══ Material provided
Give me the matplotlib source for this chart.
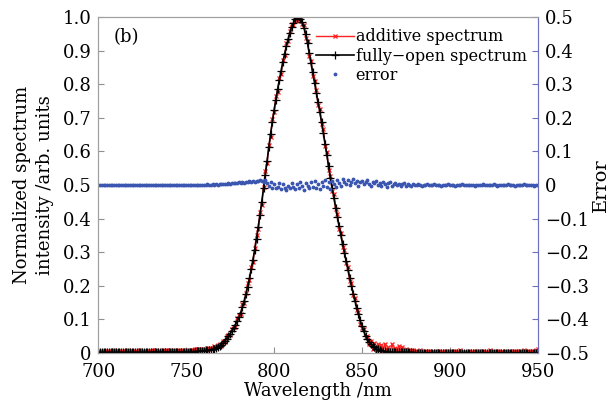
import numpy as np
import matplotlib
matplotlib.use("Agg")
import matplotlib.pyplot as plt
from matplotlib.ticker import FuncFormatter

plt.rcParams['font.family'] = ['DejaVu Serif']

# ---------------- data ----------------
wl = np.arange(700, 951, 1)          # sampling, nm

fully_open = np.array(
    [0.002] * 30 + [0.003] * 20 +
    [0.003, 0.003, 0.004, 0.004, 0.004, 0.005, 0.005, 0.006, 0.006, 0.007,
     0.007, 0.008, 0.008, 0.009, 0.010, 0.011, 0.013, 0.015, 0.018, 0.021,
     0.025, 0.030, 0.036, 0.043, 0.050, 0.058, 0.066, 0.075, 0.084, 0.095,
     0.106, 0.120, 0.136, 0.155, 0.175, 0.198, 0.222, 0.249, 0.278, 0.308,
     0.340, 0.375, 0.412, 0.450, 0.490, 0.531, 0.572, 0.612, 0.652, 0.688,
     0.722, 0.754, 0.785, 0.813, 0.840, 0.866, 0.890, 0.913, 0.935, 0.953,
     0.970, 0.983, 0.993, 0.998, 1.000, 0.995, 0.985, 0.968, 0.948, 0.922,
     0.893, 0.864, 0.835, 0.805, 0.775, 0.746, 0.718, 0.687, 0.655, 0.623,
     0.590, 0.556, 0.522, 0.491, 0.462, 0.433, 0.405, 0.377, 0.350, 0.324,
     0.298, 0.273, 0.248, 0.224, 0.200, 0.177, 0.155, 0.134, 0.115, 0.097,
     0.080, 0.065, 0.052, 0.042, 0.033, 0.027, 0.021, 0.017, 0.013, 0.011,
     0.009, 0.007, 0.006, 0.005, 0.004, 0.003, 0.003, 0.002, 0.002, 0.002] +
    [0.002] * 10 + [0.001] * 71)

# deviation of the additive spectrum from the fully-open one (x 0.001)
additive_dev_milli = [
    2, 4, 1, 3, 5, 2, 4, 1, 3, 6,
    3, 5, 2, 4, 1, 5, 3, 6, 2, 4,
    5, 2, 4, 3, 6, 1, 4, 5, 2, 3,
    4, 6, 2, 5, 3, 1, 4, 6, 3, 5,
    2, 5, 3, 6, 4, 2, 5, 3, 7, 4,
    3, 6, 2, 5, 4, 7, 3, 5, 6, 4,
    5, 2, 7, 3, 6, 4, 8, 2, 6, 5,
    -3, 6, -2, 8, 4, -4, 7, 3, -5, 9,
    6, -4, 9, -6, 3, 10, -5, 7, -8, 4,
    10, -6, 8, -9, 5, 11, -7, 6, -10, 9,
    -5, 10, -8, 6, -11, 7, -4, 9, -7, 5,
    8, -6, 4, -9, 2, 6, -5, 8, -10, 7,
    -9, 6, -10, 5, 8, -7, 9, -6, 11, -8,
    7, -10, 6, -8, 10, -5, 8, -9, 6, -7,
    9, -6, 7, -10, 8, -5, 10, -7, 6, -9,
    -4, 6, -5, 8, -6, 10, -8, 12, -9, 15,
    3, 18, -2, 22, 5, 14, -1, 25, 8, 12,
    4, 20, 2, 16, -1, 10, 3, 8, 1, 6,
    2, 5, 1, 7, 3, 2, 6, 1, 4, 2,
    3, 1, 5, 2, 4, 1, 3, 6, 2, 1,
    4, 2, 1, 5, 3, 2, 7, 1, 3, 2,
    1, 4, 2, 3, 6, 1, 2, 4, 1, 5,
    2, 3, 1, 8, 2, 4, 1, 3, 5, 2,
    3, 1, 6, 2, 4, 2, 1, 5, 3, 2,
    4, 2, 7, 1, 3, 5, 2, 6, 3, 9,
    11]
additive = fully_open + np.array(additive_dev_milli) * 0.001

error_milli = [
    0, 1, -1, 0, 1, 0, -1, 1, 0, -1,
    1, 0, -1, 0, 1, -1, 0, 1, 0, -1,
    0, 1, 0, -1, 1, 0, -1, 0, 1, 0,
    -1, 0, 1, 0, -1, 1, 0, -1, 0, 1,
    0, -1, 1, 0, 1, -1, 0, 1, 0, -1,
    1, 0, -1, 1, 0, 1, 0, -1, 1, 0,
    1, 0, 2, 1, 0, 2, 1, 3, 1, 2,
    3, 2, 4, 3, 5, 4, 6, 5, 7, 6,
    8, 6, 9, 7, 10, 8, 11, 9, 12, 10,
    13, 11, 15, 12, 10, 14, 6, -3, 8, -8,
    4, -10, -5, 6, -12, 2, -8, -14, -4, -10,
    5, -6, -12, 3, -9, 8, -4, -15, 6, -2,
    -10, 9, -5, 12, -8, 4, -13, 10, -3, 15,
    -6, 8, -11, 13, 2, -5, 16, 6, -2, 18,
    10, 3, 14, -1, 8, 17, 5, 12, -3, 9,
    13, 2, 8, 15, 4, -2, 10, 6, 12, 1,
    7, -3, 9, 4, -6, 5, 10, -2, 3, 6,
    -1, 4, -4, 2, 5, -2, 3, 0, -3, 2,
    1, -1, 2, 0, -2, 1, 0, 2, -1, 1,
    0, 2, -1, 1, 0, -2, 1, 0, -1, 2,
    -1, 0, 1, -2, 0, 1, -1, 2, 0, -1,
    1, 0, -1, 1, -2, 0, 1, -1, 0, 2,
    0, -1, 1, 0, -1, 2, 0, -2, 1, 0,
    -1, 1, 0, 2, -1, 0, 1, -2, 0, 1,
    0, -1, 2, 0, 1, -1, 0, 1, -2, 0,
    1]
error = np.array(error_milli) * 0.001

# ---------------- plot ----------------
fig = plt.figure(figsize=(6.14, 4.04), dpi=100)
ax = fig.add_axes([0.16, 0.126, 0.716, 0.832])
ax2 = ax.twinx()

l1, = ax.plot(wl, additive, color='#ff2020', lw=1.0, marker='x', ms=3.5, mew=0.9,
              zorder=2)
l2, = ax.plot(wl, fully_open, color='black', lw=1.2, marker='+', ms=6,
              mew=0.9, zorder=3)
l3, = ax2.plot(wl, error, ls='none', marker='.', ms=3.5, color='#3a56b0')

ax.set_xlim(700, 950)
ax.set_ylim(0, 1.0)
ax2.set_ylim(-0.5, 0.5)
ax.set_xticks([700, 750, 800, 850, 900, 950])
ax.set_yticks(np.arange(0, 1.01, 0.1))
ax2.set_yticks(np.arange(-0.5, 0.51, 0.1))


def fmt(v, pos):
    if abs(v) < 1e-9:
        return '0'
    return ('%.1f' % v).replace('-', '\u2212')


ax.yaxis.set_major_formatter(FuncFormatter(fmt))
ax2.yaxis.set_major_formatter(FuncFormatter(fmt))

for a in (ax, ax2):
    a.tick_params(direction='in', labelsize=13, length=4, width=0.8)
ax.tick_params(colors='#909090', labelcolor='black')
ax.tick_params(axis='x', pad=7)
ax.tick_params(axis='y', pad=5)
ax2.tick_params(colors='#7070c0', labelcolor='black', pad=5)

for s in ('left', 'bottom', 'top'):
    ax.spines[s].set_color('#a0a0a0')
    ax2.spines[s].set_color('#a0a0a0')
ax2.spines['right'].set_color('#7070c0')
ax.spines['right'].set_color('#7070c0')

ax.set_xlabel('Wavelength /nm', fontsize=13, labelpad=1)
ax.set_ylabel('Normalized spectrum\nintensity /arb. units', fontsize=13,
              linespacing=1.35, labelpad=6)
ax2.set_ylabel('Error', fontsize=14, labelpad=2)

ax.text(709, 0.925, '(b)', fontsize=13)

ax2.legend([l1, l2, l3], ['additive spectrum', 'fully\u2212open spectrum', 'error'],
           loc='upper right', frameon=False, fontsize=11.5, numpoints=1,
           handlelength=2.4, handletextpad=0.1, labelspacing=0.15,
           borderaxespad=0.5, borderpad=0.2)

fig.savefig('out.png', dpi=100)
════
══ Material provided
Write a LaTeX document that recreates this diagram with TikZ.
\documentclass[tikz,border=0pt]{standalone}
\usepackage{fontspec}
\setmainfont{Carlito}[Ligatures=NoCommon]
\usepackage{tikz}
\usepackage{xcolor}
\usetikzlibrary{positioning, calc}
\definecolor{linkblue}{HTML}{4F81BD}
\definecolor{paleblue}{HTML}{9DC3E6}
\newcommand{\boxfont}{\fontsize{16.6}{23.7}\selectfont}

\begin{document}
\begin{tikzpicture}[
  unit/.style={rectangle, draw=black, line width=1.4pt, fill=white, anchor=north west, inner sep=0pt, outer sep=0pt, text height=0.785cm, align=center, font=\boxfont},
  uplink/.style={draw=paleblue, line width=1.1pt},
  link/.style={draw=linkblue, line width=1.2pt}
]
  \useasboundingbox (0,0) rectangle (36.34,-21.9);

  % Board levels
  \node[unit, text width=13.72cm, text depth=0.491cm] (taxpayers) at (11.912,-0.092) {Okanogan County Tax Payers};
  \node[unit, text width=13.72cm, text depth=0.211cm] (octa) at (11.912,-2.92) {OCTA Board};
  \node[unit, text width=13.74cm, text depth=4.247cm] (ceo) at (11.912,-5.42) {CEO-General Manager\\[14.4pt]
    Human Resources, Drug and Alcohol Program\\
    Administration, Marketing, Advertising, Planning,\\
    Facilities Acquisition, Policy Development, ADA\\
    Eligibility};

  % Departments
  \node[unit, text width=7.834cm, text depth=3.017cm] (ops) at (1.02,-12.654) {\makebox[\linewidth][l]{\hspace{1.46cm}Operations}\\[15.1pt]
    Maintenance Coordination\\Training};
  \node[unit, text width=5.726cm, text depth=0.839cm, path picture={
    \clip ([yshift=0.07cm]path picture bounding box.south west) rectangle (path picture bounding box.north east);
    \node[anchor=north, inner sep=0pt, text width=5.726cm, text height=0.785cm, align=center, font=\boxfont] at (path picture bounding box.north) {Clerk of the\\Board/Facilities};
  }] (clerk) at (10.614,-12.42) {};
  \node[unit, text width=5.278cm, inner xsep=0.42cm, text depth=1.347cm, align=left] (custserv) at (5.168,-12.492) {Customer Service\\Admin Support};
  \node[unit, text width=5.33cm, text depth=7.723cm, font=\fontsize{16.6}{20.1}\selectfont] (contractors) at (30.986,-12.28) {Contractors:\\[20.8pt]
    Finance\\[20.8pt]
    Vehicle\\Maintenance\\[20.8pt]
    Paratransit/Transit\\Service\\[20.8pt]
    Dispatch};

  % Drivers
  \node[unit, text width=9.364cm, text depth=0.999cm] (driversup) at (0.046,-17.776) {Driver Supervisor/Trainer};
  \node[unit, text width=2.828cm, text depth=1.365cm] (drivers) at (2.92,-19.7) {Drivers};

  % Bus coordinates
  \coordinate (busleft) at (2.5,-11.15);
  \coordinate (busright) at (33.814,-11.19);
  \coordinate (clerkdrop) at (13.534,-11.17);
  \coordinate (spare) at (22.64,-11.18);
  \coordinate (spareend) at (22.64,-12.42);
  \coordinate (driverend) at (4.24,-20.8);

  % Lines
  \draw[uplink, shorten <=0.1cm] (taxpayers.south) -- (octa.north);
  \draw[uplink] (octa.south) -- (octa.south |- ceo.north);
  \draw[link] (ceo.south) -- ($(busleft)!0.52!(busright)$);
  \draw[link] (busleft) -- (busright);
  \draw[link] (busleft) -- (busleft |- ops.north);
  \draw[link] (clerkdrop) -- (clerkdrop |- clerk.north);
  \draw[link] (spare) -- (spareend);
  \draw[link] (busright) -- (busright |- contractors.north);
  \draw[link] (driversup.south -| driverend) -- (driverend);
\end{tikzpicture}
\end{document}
════
**Work to be completed**. Go to the line that contains "Give me the matplotlib source for this chart." and copy from there down to the line that contains "plt.rcParams['font.family'] = ['DejaVu", with both lines included. Pass over the pictures.

**Correct output**.
Give me the matplotlib source for this chart.
import numpy as np
import matplotlib
matplotlib.use("Agg")
import matplotlib.pyplot as plt
from matplotlib.ticker import FuncFormatter

plt.rcParams['font.family'] = ['DejaVu Serif']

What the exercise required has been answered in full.